## REQUIREMENTS:
Can you copy out the data exactly? Leave the images out.

## SOURCE DATA:
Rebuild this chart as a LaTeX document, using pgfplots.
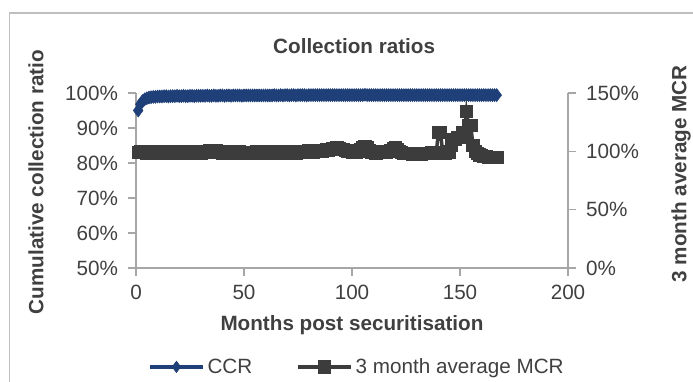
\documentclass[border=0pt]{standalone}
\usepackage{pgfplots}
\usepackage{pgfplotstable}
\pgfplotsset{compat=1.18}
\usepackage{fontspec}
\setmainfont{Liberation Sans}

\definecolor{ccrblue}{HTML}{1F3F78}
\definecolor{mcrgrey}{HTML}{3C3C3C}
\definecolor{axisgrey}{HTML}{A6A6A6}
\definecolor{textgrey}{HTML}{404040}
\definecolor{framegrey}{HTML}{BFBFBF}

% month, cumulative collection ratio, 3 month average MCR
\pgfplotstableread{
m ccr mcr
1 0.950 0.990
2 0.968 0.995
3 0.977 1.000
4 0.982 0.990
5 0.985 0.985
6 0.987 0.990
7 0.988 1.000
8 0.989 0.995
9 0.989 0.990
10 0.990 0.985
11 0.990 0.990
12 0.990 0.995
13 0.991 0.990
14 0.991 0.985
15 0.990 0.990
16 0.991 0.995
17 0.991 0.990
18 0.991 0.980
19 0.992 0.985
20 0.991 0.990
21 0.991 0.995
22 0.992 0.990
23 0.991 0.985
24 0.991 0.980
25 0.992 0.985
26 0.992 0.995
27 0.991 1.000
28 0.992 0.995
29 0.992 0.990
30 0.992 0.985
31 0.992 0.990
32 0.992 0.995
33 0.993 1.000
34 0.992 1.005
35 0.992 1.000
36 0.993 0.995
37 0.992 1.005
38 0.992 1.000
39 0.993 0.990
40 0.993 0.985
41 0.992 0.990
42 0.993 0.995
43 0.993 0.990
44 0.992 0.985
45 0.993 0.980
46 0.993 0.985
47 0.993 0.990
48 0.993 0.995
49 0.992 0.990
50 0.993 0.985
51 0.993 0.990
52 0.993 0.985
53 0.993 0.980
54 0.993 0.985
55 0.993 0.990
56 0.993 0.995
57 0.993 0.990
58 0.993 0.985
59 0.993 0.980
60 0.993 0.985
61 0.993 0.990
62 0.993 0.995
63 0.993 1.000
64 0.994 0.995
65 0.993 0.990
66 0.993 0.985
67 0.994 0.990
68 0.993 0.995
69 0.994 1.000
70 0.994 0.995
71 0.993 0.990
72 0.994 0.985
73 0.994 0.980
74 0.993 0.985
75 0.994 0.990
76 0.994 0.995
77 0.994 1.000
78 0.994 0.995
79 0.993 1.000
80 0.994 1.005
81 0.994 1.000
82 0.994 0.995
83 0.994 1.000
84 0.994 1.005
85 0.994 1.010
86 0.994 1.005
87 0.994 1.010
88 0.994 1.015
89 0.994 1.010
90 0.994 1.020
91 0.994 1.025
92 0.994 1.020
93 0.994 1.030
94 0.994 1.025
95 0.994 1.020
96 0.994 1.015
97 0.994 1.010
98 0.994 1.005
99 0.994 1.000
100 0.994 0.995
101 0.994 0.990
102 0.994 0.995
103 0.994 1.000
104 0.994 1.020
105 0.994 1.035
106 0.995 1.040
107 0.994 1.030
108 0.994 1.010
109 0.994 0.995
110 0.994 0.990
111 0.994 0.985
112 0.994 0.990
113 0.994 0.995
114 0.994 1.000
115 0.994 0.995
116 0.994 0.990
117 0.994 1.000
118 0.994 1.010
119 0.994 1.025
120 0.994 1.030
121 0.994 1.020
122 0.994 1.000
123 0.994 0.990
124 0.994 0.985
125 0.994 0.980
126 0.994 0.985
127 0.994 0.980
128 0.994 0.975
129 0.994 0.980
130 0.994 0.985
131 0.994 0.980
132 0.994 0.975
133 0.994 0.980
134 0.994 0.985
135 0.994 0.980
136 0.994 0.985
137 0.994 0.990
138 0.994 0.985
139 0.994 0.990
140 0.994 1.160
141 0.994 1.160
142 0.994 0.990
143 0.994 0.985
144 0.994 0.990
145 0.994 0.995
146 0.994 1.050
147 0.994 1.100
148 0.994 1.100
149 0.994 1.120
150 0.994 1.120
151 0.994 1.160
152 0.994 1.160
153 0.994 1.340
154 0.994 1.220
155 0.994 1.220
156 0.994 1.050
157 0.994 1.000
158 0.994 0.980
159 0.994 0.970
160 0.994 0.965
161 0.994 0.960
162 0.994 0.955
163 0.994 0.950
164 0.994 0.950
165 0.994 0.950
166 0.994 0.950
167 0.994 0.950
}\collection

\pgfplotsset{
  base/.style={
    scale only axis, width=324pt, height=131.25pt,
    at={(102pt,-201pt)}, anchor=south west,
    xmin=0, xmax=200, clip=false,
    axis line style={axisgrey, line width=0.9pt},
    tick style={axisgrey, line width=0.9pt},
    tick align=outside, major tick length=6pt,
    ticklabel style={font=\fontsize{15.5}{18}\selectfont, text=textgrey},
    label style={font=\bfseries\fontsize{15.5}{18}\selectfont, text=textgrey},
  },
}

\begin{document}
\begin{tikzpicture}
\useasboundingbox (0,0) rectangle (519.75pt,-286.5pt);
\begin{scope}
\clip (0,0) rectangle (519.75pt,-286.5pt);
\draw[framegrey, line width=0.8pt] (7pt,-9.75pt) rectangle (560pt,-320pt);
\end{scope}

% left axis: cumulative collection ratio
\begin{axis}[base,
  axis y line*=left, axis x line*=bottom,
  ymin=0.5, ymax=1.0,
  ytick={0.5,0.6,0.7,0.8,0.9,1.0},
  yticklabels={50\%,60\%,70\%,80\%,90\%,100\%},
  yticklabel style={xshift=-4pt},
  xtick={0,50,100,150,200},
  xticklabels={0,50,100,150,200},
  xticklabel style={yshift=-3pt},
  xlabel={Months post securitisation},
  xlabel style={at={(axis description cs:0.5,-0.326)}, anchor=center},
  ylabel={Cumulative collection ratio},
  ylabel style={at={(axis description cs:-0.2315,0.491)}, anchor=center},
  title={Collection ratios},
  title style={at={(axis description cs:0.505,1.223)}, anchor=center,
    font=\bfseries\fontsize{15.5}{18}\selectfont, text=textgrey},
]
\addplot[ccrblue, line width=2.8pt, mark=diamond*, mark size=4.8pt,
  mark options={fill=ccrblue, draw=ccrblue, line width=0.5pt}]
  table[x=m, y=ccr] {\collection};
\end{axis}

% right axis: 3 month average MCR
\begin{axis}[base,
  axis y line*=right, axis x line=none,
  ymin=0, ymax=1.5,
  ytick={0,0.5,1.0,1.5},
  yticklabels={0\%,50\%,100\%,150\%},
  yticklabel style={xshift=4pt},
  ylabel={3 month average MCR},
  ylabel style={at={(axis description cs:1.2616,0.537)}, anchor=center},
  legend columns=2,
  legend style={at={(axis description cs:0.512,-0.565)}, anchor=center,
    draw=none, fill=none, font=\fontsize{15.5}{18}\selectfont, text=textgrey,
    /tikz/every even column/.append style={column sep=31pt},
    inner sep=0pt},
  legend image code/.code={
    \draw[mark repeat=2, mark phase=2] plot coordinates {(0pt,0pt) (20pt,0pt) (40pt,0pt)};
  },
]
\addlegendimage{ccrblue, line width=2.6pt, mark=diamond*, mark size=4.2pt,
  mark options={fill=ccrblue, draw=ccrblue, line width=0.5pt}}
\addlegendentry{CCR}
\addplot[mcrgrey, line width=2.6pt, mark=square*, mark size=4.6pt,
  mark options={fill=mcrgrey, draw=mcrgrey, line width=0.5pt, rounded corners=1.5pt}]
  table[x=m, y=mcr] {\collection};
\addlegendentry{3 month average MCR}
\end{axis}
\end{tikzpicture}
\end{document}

## EXERCISE ANSWER:
Rebuild this chart as a LaTeX document, using pgfplots.
\documentclass[border=0pt]{standalone}
\usepackage{pgfplots}
\usepackage{pgfplotstable}
\pgfplotsset{compat=1.18}
\usepackage{fontspec}
\setmainfont{Liberation Sans}

\definecolor{ccrblue}{HTML}{1F3F78}
\definecolor{mcrgrey}{HTML}{3C3C3C}
\definecolor{axisgrey}{HTML}{A6A6A6}
\definecolor{textgrey}{HTML}{404040}
\definecolor{framegrey}{HTML}{BFBFBF}

% month, cumulative collection ratio, 3 month average MCR
\pgfplotstableread{
m ccr mcr
1 0.950 0.990
2 0.968 0.995
3 0.977 1.000
4 0.982 0.990
5 0.985 0.985
6 0.987 0.990
7 0.988 1.000
8 0.989 0.995
9 0.989 0.990
10 0.990 0.985
11 0.990 0.990
12 0.990 0.995
13 0.991 0.990
14 0.991 0.985
15 0.990 0.990
16 0.991 0.995
17 0.991 0.990
18 0.991 0.980
19 0.992 0.985
20 0.991 0.990
21 0.991 0.995
22 0.992 0.990
23 0.991 0.985
24 0.991 0.980
25 0.992 0.985
26 0.992 0.995
27 0.991 1.000
28 0.992 0.995
29 0.992 0.990
30 0.992 0.985
31 0.992 0.990
32 0.992 0.995
33 0.993 1.000
34 0.992 1.005
35 0.992 1.000
36 0.993 0.995
37 0.992 1.005
38 0.992 1.000
39 0.993 0.990
40 0.993 0.985
41 0.992 0.990
42 0.993 0.995
43 0.993 0.990
44 0.992 0.985
45 0.993 0.980
46 0.993 0.985
47 0.993 0.990
48 0.993 0.995
49 0.992 0.990
50 0.993 0.985
51 0.993 0.990
52 0.993 0.985
53 0.993 0.980
54 0.993 0.985
55 0.993 0.990
56 0.993 0.995
57 0.993 0.990
58 0.993 0.985
59 0.993 0.980
60 0.993 0.985
61 0.993 0.990
62 0.993 0.995
63 0.993 1.000
64 0.994 0.995
65 0.993 0.990
66 0.993 0.985
67 0.994 0.990
68 0.993 0.995
69 0.994 1.000
70 0.994 0.995
71 0.993 0.990
72 0.994 0.985
73 0.994 0.980
74 0.993 0.985
75 0.994 0.990
76 0.994 0.995
77 0.994 1.000
78 0.994 0.995
79 0.993 1.000
80 0.994 1.005
81 0.994 1.000
82 0.994 0.995
83 0.994 1.000
84 0.994 1.005
85 0.994 1.010
86 0.994 1.005
87 0.994 1.010
88 0.994 1.015
89 0.994 1.010
90 0.994 1.020
91 0.994 1.025
92 0.994 1.020
93 0.994 1.030
94 0.994 1.025
95 0.994 1.020
96 0.994 1.015
97 0.994 1.010
98 0.994 1.005
99 0.994 1.000
100 0.994 0.995
101 0.994 0.990
102 0.994 0.995
103 0.994 1.000
104 0.994 1.020
105 0.994 1.035
106 0.995 1.040
107 0.994 1.030
108 0.994 1.010
109 0.994 0.995
110 0.994 0.990
111 0.994 0.985
112 0.994 0.990
113 0.994 0.995
114 0.994 1.000
115 0.994 0.995
116 0.994 0.990
117 0.994 1.000
118 0.994 1.010
119 0.994 1.025
120 0.994 1.030
121 0.994 1.020
122 0.994 1.000
123 0.994 0.990
124 0.994 0.985
125 0.994 0.980
126 0.994 0.985
127 0.994 0.980
128 0.994 0.975
129 0.994 0.980
130 0.994 0.985
131 0.994 0.980
132 0.994 0.975
133 0.994 0.980
134 0.994 0.985
135 0.994 0.980
136 0.994 0.985
137 0.994 0.990
138 0.994 0.985
139 0.994 0.990
140 0.994 1.160
141 0.994 1.160
142 0.994 0.990
143 0.994 0.985
144 0.994 0.990
145 0.994 0.995
146 0.994 1.050
147 0.994 1.100
148 0.994 1.100
149 0.994 1.120
150 0.994 1.120
151 0.994 1.160
152 0.994 1.160
153 0.994 1.340
154 0.994 1.220
155 0.994 1.220
156 0.994 1.050
157 0.994 1.000
158 0.994 0.980
159 0.994 0.970
160 0.994 0.965
161 0.994 0.960
162 0.994 0.955
163 0.994 0.950
164 0.994 0.950
165 0.994 0.950
166 0.994 0.950
167 0.994 0.950
}\collection

\pgfplotsset{
  base/.style={
    scale only axis, width=324pt, height=131.25pt,
    at={(102pt,-201pt)}, anchor=south west,
    xmin=0, xmax=200, clip=false,
    axis line style={axisgrey, line width=0.9pt},
    tick style={axisgrey, line width=0.9pt},
    tick align=outside, major tick length=6pt,
    ticklabel style={font=\fontsize{15.5}{18}\selectfont, text=textgrey},
    label style={font=\bfseries\fontsize{15.5}{18}\selectfont, text=textgrey},
  },
}

\begin{document}
\begin{tikzpicture}
\useasboundingbox (0,0) rectangle (519.75pt,-286.5pt);
\begin{scope}
\clip (0,0) rectangle (519.75pt,-286.5pt);
\draw[framegrey, line width=0.8pt] (7pt,-9.75pt) rectangle (560pt,-320pt);
\end{scope}

% left axis: cumulative collection ratio
\begin{axis}[base,
  axis y line*=left, axis x line*=bottom,
  ymin=0.5, ymax=1.0,
  ytick={0.5,0.6,0.7,0.8,0.9,1.0},
  yticklabels={50\%,60\%,70\%,80\%,90\%,100\%},
  yticklabel style={xshift=-4pt},
  xtick={0,50,100,150,200},
  xticklabels={0,50,100,150,200},
  xticklabel style={yshift=-3pt},
  xlabel={Months post securitisation},
  xlabel style={at={(axis description cs:0.5,-0.326)}, anchor=center},
  ylabel={Cumulative collection ratio},
  ylabel style={at={(axis description cs:-0.2315,0.491)}, anchor=center},
  title={Collection ratios},
  title style={at={(axis description cs:0.505,1.223)}, anchor=center,
    font=\bfseries\fontsize{15.5}{18}\selectfont, text=textgrey},
]
\addplot[ccrblue, line width=2.8pt, mark=diamond*, mark size=4.8pt,
  mark options={fill=ccrblue, draw=ccrblue, line width=0.5pt}]
  table[x=m, y=ccr] {\collection};
\end{axis}

% right axis: 3 month average MCR
\begin{axis}[base,
  axis y line*=right, axis x line=none,
  ymin=0, ymax=1.5,
  ytick={0,0.5,1.0,1.5},
  yticklabels={0\%,50\%,100\%,150\%},
  yticklabel style={xshift=4pt},
  ylabel={3 month average MCR},
  ylabel style={at={(axis description cs:1.2616,0.537)}, anchor=center},
  legend columns=2,
  legend style={at={(axis description cs:0.512,-0.565)}, anchor=center,
    draw=none, fill=none, font=\fontsize{15.5}{18}\selectfont, text=textgrey,
    /tikz/every even column/.append style={column sep=31pt},
    inner sep=0pt},
  legend image code/.code={
    \draw[mark repeat=2, mark phase=2] plot coordinates {(0pt,0pt) (20pt,0pt) (40pt,0pt)};
  },
]
\addlegendimage{ccrblue, line width=2.6pt, mark=diamond*, mark size=4.2pt,
  mark options={fill=ccrblue, draw=ccrblue, line width=0.5pt}}
\addlegendentry{CCR}
\addplot[mcrgrey, line width=2.6pt, mark=square*, mark size=4.6pt,
  mark options={fill=mcrgrey, draw=mcrgrey, line width=0.5pt, rounded corners=1.5pt}]
  table[x=m, y=mcr] {\collection};
\addlegendentry{3 month average MCR}
\end{axis}
\end{tikzpicture}
\end{document}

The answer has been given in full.